##### DATA ROWS #####
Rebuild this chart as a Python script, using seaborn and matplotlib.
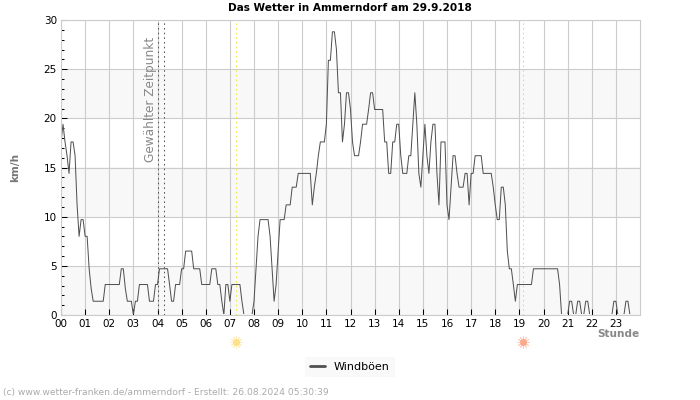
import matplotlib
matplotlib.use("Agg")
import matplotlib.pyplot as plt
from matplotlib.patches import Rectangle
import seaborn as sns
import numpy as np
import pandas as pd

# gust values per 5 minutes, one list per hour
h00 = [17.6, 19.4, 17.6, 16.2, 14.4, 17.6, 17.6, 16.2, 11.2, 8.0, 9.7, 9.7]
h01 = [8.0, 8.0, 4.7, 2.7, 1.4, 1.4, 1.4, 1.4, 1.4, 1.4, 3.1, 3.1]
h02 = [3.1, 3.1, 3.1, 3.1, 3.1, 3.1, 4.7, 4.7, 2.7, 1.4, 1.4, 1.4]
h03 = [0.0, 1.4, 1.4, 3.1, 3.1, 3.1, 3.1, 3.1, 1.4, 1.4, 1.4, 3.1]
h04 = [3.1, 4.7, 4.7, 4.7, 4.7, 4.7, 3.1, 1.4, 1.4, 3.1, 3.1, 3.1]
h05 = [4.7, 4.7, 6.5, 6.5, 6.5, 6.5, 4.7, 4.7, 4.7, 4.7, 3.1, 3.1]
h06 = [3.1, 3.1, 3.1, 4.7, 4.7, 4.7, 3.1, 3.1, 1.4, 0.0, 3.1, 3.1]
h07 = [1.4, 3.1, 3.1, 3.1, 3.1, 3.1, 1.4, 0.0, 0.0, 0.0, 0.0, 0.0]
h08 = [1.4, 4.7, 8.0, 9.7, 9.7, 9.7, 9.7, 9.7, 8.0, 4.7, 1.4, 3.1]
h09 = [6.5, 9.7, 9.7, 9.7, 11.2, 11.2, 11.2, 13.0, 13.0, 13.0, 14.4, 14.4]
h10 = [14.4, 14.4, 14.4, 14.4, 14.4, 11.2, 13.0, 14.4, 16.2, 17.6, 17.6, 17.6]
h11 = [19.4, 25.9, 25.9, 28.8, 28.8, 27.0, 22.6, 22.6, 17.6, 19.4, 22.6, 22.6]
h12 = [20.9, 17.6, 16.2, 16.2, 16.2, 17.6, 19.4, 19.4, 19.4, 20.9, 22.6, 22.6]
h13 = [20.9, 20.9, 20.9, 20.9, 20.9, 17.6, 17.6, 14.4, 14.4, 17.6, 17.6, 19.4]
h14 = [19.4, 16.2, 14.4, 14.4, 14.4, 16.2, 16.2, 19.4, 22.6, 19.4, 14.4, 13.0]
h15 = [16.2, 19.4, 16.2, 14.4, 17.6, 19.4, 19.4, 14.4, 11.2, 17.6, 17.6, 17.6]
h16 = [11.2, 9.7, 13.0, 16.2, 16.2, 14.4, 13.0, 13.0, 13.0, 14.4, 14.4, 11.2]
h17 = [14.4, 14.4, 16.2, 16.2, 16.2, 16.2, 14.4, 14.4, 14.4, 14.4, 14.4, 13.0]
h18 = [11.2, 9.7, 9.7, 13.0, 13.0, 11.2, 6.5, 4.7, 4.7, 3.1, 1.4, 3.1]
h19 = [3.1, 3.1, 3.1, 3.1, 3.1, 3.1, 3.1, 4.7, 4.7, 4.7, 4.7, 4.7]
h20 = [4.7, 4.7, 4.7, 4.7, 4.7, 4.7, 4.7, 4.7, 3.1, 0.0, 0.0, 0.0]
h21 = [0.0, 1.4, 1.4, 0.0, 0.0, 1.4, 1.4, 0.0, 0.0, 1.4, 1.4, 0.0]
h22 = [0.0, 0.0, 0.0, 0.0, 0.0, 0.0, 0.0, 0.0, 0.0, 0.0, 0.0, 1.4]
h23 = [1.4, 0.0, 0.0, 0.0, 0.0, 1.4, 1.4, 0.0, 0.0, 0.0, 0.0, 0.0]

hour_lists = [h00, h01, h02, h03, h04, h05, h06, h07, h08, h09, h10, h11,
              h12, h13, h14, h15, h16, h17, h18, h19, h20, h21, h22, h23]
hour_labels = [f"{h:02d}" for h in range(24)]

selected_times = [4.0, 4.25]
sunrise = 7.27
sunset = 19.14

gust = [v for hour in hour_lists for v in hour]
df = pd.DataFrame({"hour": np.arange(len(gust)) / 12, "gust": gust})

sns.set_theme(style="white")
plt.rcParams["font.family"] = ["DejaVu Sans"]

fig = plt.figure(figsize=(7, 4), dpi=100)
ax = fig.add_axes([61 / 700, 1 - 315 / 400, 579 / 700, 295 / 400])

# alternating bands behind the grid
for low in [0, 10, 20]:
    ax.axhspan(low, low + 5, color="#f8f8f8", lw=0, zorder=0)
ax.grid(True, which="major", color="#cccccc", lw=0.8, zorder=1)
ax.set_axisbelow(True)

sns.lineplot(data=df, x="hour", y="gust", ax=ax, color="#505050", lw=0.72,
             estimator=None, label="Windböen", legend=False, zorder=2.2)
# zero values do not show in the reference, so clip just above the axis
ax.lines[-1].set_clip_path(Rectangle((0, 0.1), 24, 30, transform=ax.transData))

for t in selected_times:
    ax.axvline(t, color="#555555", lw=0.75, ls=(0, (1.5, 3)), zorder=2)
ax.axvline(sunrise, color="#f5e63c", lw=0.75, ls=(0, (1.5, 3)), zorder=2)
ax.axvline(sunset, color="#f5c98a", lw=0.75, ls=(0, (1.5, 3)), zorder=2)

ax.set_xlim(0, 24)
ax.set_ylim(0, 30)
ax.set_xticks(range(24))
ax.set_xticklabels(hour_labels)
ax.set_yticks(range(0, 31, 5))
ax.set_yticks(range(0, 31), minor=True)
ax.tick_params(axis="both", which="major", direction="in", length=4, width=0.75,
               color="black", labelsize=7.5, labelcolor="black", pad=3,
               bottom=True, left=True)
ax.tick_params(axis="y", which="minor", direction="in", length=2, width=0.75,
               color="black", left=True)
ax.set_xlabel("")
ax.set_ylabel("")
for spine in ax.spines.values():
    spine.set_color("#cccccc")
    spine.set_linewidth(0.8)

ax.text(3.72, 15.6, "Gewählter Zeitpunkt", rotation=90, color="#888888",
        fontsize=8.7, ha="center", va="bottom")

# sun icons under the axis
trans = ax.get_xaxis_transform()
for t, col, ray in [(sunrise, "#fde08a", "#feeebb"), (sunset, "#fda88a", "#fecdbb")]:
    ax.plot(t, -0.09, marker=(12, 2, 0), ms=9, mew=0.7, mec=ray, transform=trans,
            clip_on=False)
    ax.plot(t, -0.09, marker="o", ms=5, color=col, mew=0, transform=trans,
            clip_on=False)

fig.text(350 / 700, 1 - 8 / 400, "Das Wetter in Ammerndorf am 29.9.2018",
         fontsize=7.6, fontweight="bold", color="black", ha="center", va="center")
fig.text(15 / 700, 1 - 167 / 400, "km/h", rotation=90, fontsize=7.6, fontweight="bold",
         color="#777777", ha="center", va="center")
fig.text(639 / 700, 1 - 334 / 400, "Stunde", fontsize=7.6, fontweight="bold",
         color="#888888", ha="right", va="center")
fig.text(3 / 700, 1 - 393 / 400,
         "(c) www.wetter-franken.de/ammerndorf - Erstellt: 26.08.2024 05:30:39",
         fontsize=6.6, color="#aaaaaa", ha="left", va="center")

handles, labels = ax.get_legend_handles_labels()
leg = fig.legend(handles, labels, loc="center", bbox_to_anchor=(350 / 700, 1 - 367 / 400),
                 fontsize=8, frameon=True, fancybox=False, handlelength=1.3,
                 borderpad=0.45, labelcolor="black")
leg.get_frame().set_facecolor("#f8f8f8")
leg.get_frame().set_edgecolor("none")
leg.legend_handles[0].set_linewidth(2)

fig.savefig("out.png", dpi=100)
#####
##### DATA ROWS #####
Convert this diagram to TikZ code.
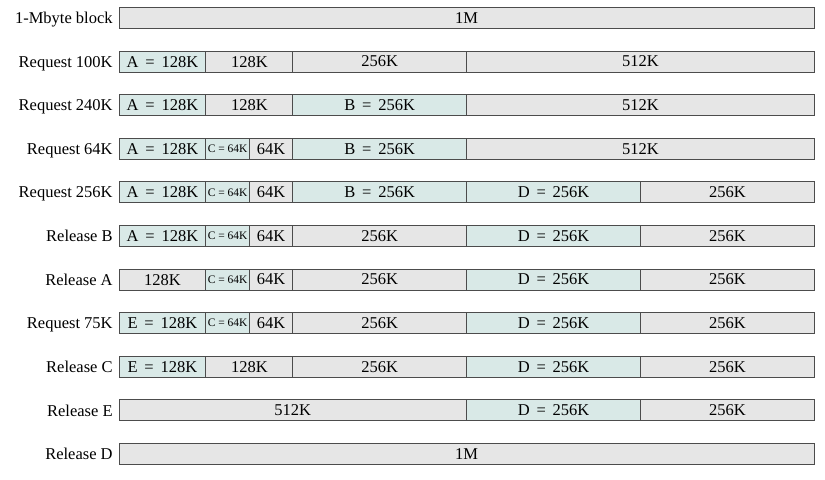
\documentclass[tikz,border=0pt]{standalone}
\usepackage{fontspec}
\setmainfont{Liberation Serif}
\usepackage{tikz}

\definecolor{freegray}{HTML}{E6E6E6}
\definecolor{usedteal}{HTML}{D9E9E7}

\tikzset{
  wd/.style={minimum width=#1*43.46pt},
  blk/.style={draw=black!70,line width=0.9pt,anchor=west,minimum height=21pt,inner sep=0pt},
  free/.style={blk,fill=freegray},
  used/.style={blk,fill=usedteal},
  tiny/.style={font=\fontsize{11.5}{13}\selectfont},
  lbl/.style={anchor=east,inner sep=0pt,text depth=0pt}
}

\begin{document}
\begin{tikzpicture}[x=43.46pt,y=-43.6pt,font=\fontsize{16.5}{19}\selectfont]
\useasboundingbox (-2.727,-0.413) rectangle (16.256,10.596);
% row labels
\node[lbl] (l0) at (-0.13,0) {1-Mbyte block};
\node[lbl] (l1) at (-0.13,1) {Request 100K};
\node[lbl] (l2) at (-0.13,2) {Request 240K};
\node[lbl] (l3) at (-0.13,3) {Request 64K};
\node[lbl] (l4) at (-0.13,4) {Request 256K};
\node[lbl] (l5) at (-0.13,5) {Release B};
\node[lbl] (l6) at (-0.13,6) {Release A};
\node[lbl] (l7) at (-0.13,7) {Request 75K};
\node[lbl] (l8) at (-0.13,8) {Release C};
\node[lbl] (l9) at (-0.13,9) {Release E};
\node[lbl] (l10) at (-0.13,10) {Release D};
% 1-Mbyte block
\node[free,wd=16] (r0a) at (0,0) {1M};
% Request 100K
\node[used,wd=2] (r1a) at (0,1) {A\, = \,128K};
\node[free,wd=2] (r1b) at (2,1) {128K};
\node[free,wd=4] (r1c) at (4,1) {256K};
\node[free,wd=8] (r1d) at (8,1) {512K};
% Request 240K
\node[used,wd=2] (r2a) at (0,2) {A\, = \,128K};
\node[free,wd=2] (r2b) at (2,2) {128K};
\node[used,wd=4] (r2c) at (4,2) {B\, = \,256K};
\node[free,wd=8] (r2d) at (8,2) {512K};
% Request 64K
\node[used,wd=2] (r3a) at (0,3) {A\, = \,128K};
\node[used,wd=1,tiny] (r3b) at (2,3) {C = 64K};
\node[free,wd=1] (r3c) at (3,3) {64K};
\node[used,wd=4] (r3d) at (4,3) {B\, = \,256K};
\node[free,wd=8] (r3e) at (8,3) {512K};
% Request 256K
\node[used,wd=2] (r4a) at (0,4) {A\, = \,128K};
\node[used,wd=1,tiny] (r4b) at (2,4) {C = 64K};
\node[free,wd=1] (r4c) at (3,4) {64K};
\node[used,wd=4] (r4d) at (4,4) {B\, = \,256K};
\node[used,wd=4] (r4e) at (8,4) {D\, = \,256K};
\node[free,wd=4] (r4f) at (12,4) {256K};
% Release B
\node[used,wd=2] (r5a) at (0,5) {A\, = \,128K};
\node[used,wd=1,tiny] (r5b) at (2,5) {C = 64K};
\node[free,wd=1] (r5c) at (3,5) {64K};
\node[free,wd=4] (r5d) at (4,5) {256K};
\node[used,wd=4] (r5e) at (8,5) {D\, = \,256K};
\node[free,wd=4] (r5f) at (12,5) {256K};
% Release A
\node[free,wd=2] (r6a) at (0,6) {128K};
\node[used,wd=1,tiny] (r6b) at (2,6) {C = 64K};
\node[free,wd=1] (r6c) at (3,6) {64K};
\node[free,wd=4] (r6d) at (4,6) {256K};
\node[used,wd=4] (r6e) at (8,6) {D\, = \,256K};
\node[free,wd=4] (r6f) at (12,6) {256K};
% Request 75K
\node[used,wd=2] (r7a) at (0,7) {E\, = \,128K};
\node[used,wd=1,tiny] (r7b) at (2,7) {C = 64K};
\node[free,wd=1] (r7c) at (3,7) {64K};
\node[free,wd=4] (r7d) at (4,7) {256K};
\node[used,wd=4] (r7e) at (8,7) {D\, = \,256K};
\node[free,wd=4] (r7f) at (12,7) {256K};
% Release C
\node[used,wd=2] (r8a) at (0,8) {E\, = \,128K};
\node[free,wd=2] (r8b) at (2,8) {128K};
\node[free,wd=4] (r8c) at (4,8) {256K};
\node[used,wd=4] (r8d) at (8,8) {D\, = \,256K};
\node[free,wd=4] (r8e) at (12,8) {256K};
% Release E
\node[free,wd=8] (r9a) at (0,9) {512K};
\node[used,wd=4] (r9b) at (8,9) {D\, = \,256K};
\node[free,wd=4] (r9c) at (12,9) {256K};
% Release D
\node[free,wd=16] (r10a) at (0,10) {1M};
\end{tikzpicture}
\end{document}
#####
##### DATA ROWS #####
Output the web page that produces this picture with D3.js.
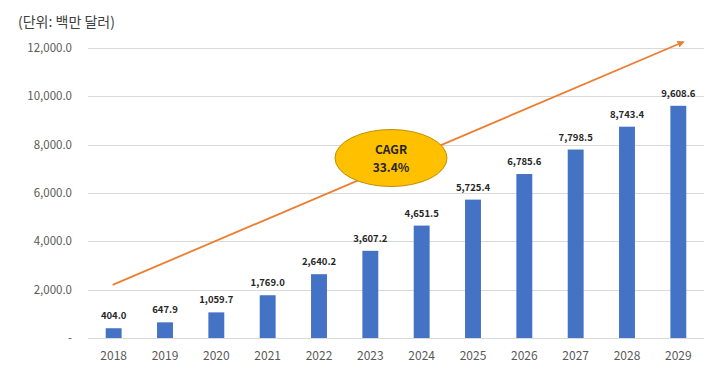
#####
** AIM OF THE EXERCISE **
Both the line containing "Rebuild this chart" and the line containing "import pandas as pd" belong in the copy, along with every line between them. Reproduce that stretch exactly, without the pictures.

** COMPLETE OUTPUT **
Rebuild this chart as a Python script, using seaborn and matplotlib.
import matplotlib
matplotlib.use("Agg")
import matplotlib.pyplot as plt
from matplotlib.patches import Rectangle
import seaborn as sns
import numpy as np
import pandas as pd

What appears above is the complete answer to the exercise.